Five Tuesdays in Winter(26)
He’d died with less than two thousand euros in the bank. She’d been certain there was another account somewhere— he’d mentioned wanting to set one up after Hanne was born—with savings for her. He’d trained to be a doctor, but instead of going into practice as he’d planned, he’d taken a postdoc residency with a hematologist he admired, which led to another in infectious diseases and another researching the typhus outbreak of 1847. He’d had so much curiosity. There was always the promise of a solid regular salary just ahead, one more year, one last itch scratched. Oda hadn’t minded, not really, not for a long time. She did the books for several of Fritz’s medical school friends who had started their own practices and that brought in some extra money. It also made her feel safe, going over his friends’ numbers. Fritz wasn’t earning that kind of money, but he could be. At any moment he could have an income like that. Instead he died. And there was no other bank account.
Or a life insurance policy—another thing she couldn’t quite believe. She sat in the office of the company where she had hers and asked the man to look again at his computer screen. She was sure they’d filled out the papers at the same time. Hadn’t they had a joint policy? Sometimes names get dropped, she explained to him. It had happened with the same computer program he was using. One of her clients had it. Could she have a look? She expected the man to rebuff her, but he let her come around his desk, seize the mouse, and click away. She explained what she was doing, where she was searching. She never found a policy in Fritz’s name, but a few days later she got a call from that insurance agent suggesting she apply for a full-time position that was opening up there. She was good at her job. She told people her story, the lack of a policy for her and her young daughter, and it moved them. It made them her customers.
Above her in the center of the ceiling a steady banging began, deliberate blows with a hard object against a bare floor. Footsteps. A voice that got louder—muffled words Oda could have understood had they been in German.
Hanne slept through the chaos, the banging, yelling, stomping. Finally they all went down for breakfast, clumping down the stairs for so long it sounded like a family of eighteen, not five. There wasn’t exactly quiet after—they made a racket in the dining room—but Oda was able to return to her book. The racing feeling was fading, disappearing. The words started to make sense.
Hanne rolled onto her back, then over again on her stomach, a sure sign she was coming out of sleep.
“All your page turning woke me up,” she said through her hair.
“It was the people upstairs. They were louder than a marching band for the past two hours.”

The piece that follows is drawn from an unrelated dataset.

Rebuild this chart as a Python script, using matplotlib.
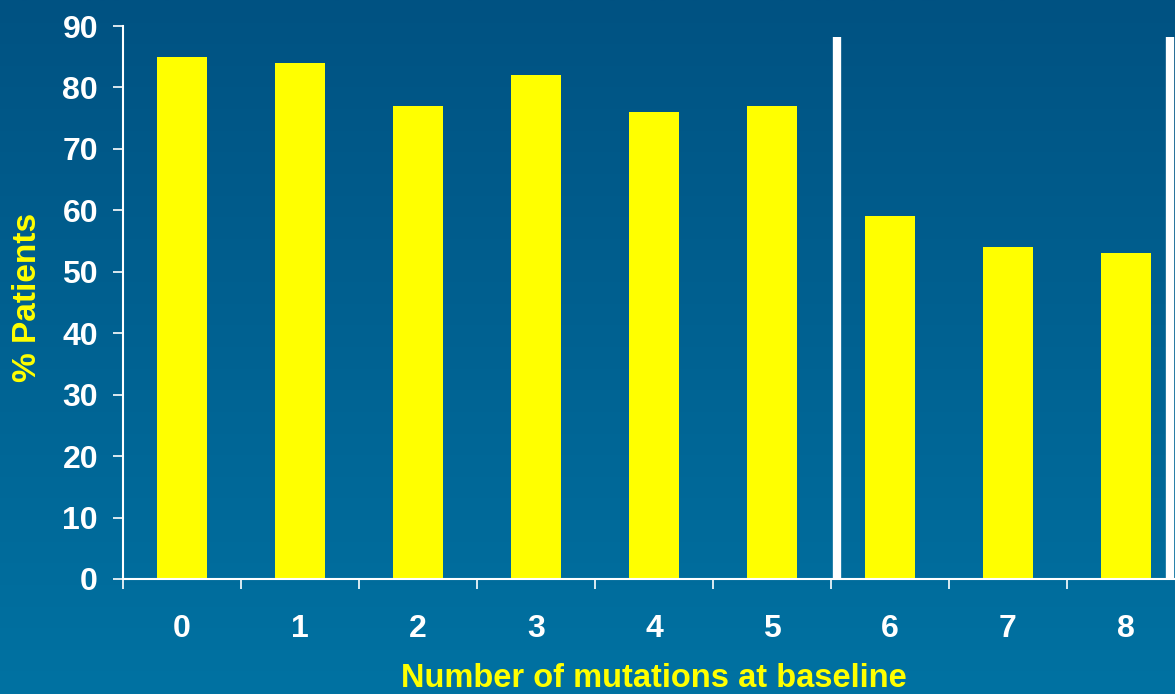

“I didn’t hear them. Just you. Can’t you lift the book up so the pages don’t drag against the sheet?”
“I do.”
“You don’t.”
“We need to get up. I don’t know when they stop serving.”
“I’m not hungry.”
“It comes with the room so you’ll eat now.” She never imagined she’d be using this tone on their vacation. “I’m going to take a shower,” she said, before Hanne claimed it. “You can take one after we eat.”
When she returned from the shower, Hanne was dressed. “You took so long. I’m starving.”
At breakfast, Oda threw out some ideas for the day. They could go to the beach or walk into town or out on the breakwater to the red-and-white-striped lighthouse they saw from the ferry. They could go to the public pool or hike up the hill in the center of the island. Hanne made a face after every idea. Oda would have liked to ask the innkeeper what other sullen, ungrateful twelve-year-olds did on the island to amuse themselves, but she feared he’d mention the horseback riding. She worried that even without her asking this he would mention it, so she let him deliver their food and coffee without making any eye contact or saying anything but thank you.
Oda had a clear view of the Australians across the dining room. It was a struggle to get all three children to stay in their seats. None of them could have been older than six, yet none was a baby you could strap down. The parents looked like tired zookeepers, not angry, just overwhelmed by the physical demands. He was a tall, skinny man with a thick batch of blond ringlets and a nose that came to a sharp pencil point. His wife was probably his age, early thirties, but could have passed as a teenager in her sari and long unbrushed hair. She looked like the older girls Oda remembered from school, the girls her brother had liked but could not get, who never had rides home and whose eyes were pink and slitty from smoking pot and whose lips were always red and puffed up, like they’d been kissing all day. The Australians’ children required so much of their attention that they were turned away from each other for most of the meal. But Oda caught one moment when he gave her a spoonful of something from a bowl, and he watched her reaction and smiled after she nodded that it was good.
“How are your eggs?” she asked Hanne.
“They’re okay.”
“Would you like to try mine?” She cut a corner of her waffle and added a strawberry to the fork.
Hanne looked horrified. “I know what waffles taste like.” After a few more bites of egg she said, “You’re being really weird, you know.”
Oda asked for a second cup of coffee, then followed the innkeeper back into the kitchen, startling him when he turned back around with the coffee pot. “I’m wondering if you have the name and number of the woman with the horses. For my daughter. For lessons.”